Kiyosaki’s message is clear: “Don’t rely on fiat money or government bailouts. Instead, protect yourself by investing in real assets like gold, silver, and Bitcoin”. He argues that physical assets offer security in times of crisis, unlike ETFs or traditional savings, which he calls “fake money”. Kiyosaki also sees downturns as the best time to become wealthy, urging people to think like entrepreneurs and seize opportunities in real estate and undervalued assets.

“A depression can be the best time to become rich… if you open your eyes and start seeing through the eyes of an entrepreneur, rather than an employee clinging to job security, steady paycheck, and a crashing 401k.” — Robert Kiyosaki

The Broader Economic Outlook

While some experts dismiss the downgrade as a lagging indicator, others warn it could mark the end of an era when the U.S. could borrow without consequence.
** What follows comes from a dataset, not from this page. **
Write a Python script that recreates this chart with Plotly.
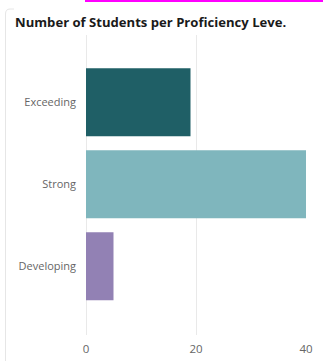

With policymakers facing limited options to reverse the debt trend, the risk of sustained higher interest rates and economic stagnation looms large.

Moody’s downgrade is a stark warning about America’s fiscal health. As fears of a recession and even a depression grow, Kiyosaki and other financial experts urge individuals to protect their wealth with tangible assets and entrepreneurial thinking, rather than relying on traditional savings or government intervention.